* [PROVIDED MATERIAL]
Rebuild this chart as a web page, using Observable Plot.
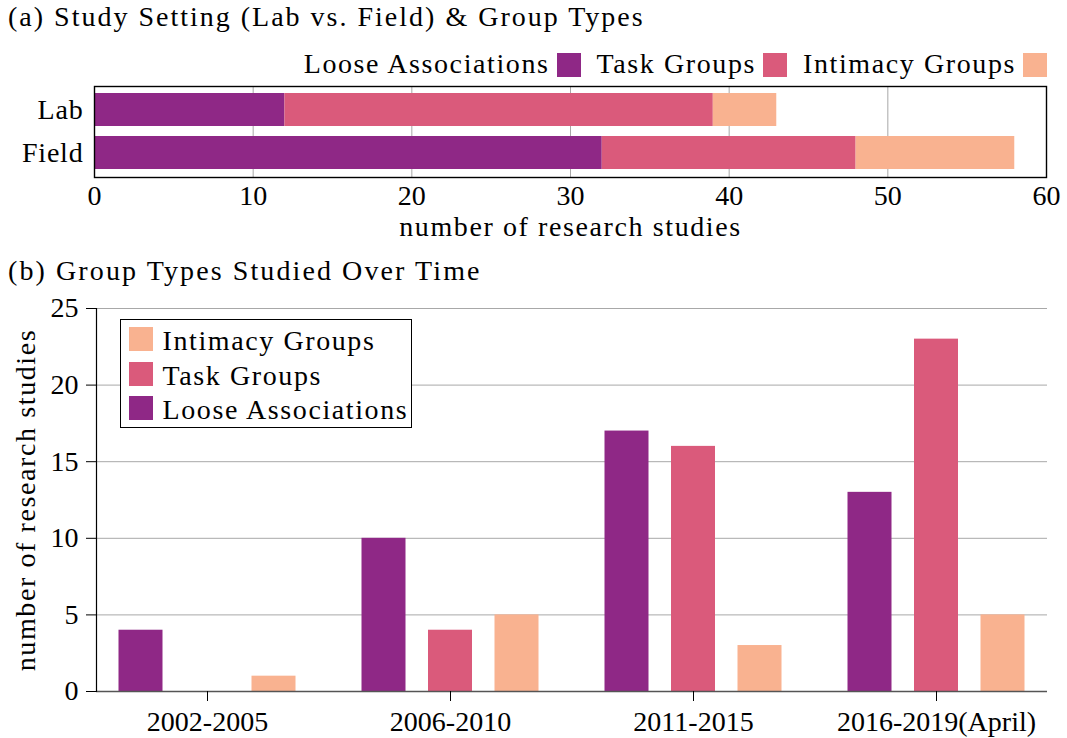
<!DOCTYPE html>
<html><head><meta charset="utf-8">
<script src="https://cdn.jsdelivr.net/npm/d3@7"></script>
<script src="https://cdn.jsdelivr.net/npm/@observablehq/plot@0.6"></script>
<style>
body{margin:0;background:#fff;}
#root{position:relative;width:1067px;height:738px;overflow:hidden;font-family:"Liberation Serif","Times New Roman","DejaVu Serif",serif;color:#000;}
.abs{position:absolute;}
.txt{font-size:28px;line-height:28px;white-space:nowrap;}
.word{letter-spacing:1.6px;}
.sw{width:24px;height:24px;flex:none;}
svg{overflow:visible;}
</style></head>
<body><div id="root"></div>
<script>
// ---- data ----
const groupTypes = ["Loose Associations", "Task Groups", "Intimacy Groups"];
const groupColors = ["#8f2886", "#da5a7b", "#f9b290"];

const settings = ["Lab", "Field"];
const settingLoose = [12, 32];
const settingTask = [27, 16];
const settingIntimacy = [4, 10];
const settingTicks = [0, 10, 20, 30, 40, 50, 60];

const periods = ["2002-2005", "2006-2010", "2011-2015", "2016-2019(April)"];
const periodLoose = [4, 10, 17, 13];
const periodTask = [0, 4, 16, 23];
const periodIntimacy = [1, 5, 3, 5];
const periodTicks = [0, 5, 10, 15, 20, 25];

const titleA = "(a) Study Setting (Lab vs. Field) & Group Types";
const titleB = "(b) Group Types Studied Over Time";
const axisLabel = "number of research studies";

// ---- build tables ----
const seriesA = [settingLoose, settingTask, settingIntimacy];
const dataA = settings.flatMap((s, i) => groupTypes.map((t, k) => ({setting: s, type: t, n: seriesA[k][i]})));
const seriesB = [periodLoose, periodTask, periodIntimacy];
const dataB = periods.flatMap((p, i) => groupTypes.map((t, k) => ({period: p, type: t, n: seriesB[k][i]})));
const barOffsets = [-66.5, 0, 66.5];

const root = document.getElementById("root");
function el(tag, cls, css, text) {
  const e = document.createElement(tag);
  if (cls) e.className = cls;
  if (css) e.style.cssText = css;
  if (text != null) e.textContent = text;
  return e;
}
function spaceWords(svg, text, ls) {
  svg.querySelectorAll("text").forEach(t => { if (t.textContent === text) t.style.letterSpacing = ls; });
  svg.querySelectorAll("tspan").forEach(t => { if (t.textContent === text) t.style.letterSpacing = ls; });
}
const FONT = "'Liberation Serif', 'Times New Roman', 'DejaVu Serif', serif";
const fontStyle = {fontFamily: FONT, fontSize: "28px", color: "#000", background: "transparent", overflow: "visible"};
const colorScale = {domain: groupTypes, range: groupColors};

// ---- panel (a) ----
root.appendChild(el("div", "abs txt", "left:8px;top:3px;letter-spacing:2.0px;", titleA));

const legA = el("div", "abs", "right:20px;top:50px;display:flex;align-items:flex-start;gap:16px;");
groupTypes.forEach((t, k) => {
  const item = el("div", "", "display:flex;align-items:flex-start;");
  item.appendChild(el("span", "txt word", "", t));
  item.appendChild(el("div", "sw", `background:${groupColors[k]};margin-left:7px;margin-top:3px;`));
  legA.appendChild(item);
});
root.appendChild(legA);

const chartA = Plot.plot({
  width: 1067, height: 165,
  marginLeft: 94, marginRight: 21, marginTop: 6, marginBottom: 68,
  style: fontStyle,
  x: {domain: [0, 60]},
  y: {domain: settings, paddingInner: 0.227, paddingOuter: 0.16},
  color: colorScale,
  marks: [
    Plot.gridX({ticks: settingTicks.slice(1, -1), stroke: "#a8a8a8", strokeOpacity: 1, strokeWidth: 1}),
    Plot.barX(dataA, Plot.stackX({y: "setting", x: "n", fill: "type"})),
    Plot.frame({stroke: "#000", strokeWidth: 1.4}),
    Plot.axisX({ticks: settingTicks, tickSize: 0, tickPadding: 8, fontSize: 28, label: axisLabel, labelAnchor: "center", labelOffset: 58, labelArrow: "none"}),
    Plot.axisY({tickSize: 0, tickPadding: 11, fontSize: 28, label: null})
  ]
});
spaceWords(chartA, axisLabel, "1.6px");
spaceWords(chartA, "Field", "0.8px");
spaceWords(chartA, "Lab", "0.8px");
const wa = el("div", "abs", "left:0;top:80px;");
wa.appendChild(chartA);
root.appendChild(wa);

// ---- panel (b) ----
root.appendChild(el("div", "abs txt", "left:8px;top:257px;letter-spacing:2.1px;", titleB));

const chartB = Plot.plot({
  width: 1067, height: 448,
  marginLeft: 96, marginRight: 20, marginTop: 18, marginBottom: 47,
  style: fontStyle,
  x: {domain: periods, paddingInner: 0.819, paddingOuter: 0.366},
  y: {domain: [0, 25]},
  color: colorScale,
  marks: [
    Plot.gridY({ticks: periodTicks.slice(1), stroke: "#a8a8a8", strokeOpacity: 1, strokeWidth: 1}),
    ...groupTypes.map((t, k) => Plot.barY(dataB.filter(d => d.type === t), {x: "period", y: "n", fill: "type", dx: barOffsets[k]})),
    Plot.ruleY([0], {stroke: "#555", strokeWidth: 1.6}),
    Plot.frame({anchor: "left", stroke: "#000", strokeWidth: 1.2}),
    Plot.axisY({ticks: periodTicks, tickSize: 10, tickPadding: 8, fontSize: 28, label: axisLabel, labelAnchor: "center", labelOffset: 81, labelArrow: "none"}),
    Plot.axisX({tickSize: 10, tickPadding: 10, fontSize: 28, label: null})
  ]
});
spaceWords(chartB, axisLabel, "1.6px");
const wb = el("div", "abs", "left:0;top:290px;");
wb.appendChild(chartB);
root.appendChild(wb);

// legend box (b)
const legB = el("div", "abs", "left:119.5px;top:319px;width:290px;height:107px;border:1.5px solid #000;background:#fff;");
[2, 1, 0].forEach((k, r) => {
  const row = el("div", "abs", `left:8px;top:${7 + r * 34.5}px;display:flex;align-items:flex-start;`);
  row.appendChild(el("div", "sw", `background:${groupColors[k]};`));
  row.appendChild(el("span", "txt word", "margin-left:10px;", groupTypes[k]));
  legB.appendChild(row);
});
root.appendChild(legB);
</script>
</body></html>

* [WHAT IS ASKED] Your task is to restate word for word the lines from the top of the data to the line containing "const settingTicks = [0, 10, 20, 30, 40, 50, 60];", both ends included, with every picture left out.

* [THE OUTPUT]
Rebuild this chart as a web page, using Observable Plot.
<!DOCTYPE html>
<html><head><meta charset="utf-8">
<script src="https://cdn.jsdelivr.net/npm/d3@7"></script>
<script src="https://cdn.jsdelivr.net/npm/@observablehq/plot@0.6"></script>
<style>
body{margin:0;background:#fff;}
#root{position:relative;width:1067px;height:738px;overflow:hidden;font-family:"Liberation Serif","Times New Roman","DejaVu Serif",serif;color:#000;}
.abs{position:absolute;}
.txt{font-size:28px;line-height:28px;white-space:nowrap;}
.word{letter-spacing:1.6px;}
.sw{width:24px;height:24px;flex:none;}
svg{overflow:visible;}
</style></head>
<body><div id="root"></div>
<script>
// ---- data ----
const groupTypes = ["Loose Associations", "Task Groups", "Intimacy Groups"];
const groupColors = ["#8f2886", "#da5a7b", "#f9b290"];

const settings = ["Lab", "Field"];
const settingLoose = [12, 32];
const settingTask = [27, 16];
const settingIntimacy = [4, 10];
const settingTicks = [0, 10, 20, 30, 40, 50, 60];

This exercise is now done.